── Dataset ──

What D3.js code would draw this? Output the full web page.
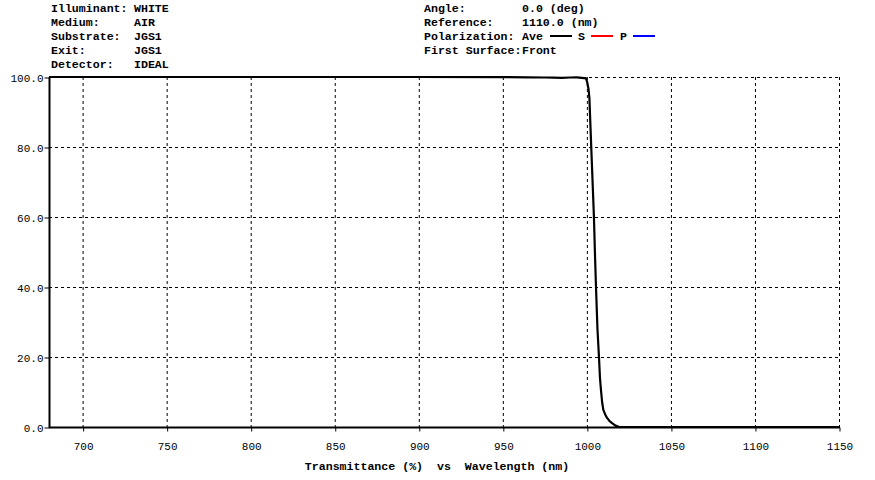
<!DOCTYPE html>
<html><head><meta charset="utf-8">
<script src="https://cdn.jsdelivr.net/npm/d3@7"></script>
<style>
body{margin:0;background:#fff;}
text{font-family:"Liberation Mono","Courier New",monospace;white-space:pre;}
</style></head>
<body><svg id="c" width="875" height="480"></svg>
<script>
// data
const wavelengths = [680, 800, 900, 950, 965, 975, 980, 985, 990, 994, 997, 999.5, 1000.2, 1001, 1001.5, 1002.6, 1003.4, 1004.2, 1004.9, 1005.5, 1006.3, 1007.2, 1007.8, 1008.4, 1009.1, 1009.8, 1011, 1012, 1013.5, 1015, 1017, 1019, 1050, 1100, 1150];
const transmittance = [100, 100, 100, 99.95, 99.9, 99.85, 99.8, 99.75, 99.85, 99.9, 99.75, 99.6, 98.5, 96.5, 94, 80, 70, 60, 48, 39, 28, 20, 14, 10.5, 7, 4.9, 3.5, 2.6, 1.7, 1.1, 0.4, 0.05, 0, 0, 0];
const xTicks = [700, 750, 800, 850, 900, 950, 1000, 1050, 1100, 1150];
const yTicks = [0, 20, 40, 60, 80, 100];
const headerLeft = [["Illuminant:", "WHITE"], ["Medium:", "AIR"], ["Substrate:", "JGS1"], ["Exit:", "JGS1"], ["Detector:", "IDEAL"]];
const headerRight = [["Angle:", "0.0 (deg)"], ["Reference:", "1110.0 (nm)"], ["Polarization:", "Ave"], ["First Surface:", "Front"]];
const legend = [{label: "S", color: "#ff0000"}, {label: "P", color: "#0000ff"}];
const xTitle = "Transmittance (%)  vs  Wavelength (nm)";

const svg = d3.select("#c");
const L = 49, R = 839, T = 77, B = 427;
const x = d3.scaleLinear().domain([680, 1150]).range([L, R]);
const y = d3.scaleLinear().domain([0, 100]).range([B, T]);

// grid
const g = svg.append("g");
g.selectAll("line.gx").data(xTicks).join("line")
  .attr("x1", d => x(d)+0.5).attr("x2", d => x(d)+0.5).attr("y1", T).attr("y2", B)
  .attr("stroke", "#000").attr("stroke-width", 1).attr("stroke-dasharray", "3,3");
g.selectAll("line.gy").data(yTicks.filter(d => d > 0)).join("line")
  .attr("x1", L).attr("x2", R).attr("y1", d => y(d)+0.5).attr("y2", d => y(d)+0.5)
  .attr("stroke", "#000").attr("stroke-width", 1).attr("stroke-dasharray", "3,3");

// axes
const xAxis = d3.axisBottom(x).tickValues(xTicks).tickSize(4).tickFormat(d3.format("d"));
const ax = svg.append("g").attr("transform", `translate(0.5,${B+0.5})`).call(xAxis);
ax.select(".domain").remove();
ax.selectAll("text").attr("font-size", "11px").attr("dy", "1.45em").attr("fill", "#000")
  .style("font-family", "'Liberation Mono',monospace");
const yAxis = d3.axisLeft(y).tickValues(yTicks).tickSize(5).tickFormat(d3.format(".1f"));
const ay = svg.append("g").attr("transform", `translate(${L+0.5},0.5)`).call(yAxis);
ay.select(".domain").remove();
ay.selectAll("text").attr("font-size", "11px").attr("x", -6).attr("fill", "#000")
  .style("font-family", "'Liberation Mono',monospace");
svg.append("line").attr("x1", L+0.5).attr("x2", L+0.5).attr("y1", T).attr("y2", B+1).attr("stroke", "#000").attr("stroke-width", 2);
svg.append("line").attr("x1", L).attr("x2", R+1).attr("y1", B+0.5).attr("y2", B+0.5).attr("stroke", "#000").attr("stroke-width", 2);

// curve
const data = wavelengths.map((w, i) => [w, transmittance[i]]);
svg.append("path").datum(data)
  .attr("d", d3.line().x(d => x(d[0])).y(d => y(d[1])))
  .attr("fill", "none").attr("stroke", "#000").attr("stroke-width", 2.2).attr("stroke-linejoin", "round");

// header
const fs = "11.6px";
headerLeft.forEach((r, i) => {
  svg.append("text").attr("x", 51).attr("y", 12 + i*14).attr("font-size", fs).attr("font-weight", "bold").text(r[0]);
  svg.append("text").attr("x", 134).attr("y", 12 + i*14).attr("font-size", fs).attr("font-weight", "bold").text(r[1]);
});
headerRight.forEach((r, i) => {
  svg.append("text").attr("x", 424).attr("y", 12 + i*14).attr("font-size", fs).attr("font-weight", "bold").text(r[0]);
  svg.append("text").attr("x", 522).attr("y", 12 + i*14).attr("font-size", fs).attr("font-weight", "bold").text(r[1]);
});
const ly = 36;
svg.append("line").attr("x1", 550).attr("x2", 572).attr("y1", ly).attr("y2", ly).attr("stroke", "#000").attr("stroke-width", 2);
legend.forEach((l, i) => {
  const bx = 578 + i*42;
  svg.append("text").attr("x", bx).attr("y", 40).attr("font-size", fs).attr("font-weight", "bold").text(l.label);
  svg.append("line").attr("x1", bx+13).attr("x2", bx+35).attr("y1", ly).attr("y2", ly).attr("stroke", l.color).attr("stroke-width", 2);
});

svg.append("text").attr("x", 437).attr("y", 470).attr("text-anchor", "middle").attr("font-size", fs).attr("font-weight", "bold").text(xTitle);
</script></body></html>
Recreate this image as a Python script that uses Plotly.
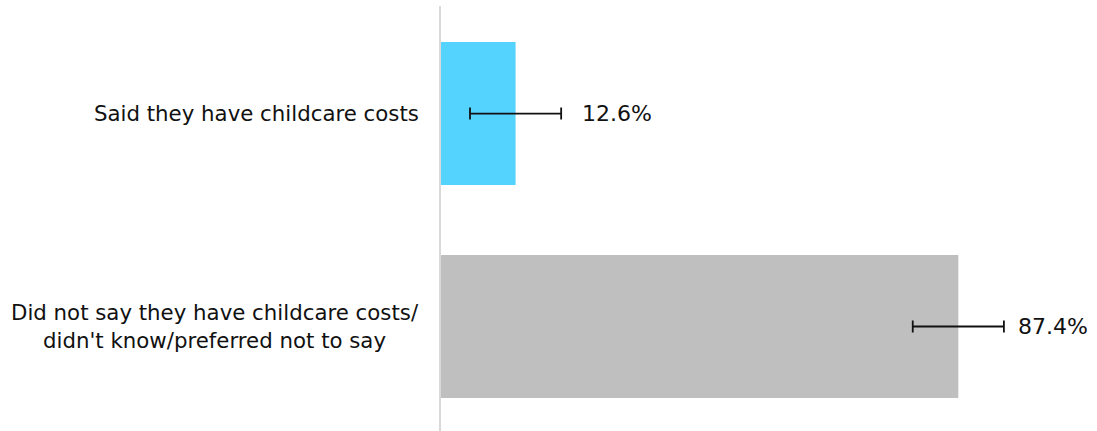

───

Copy each line that contains the word "this".

What D3.js code would draw this? Output the full web page.
Recreate this image as a Python script that uses Plotly.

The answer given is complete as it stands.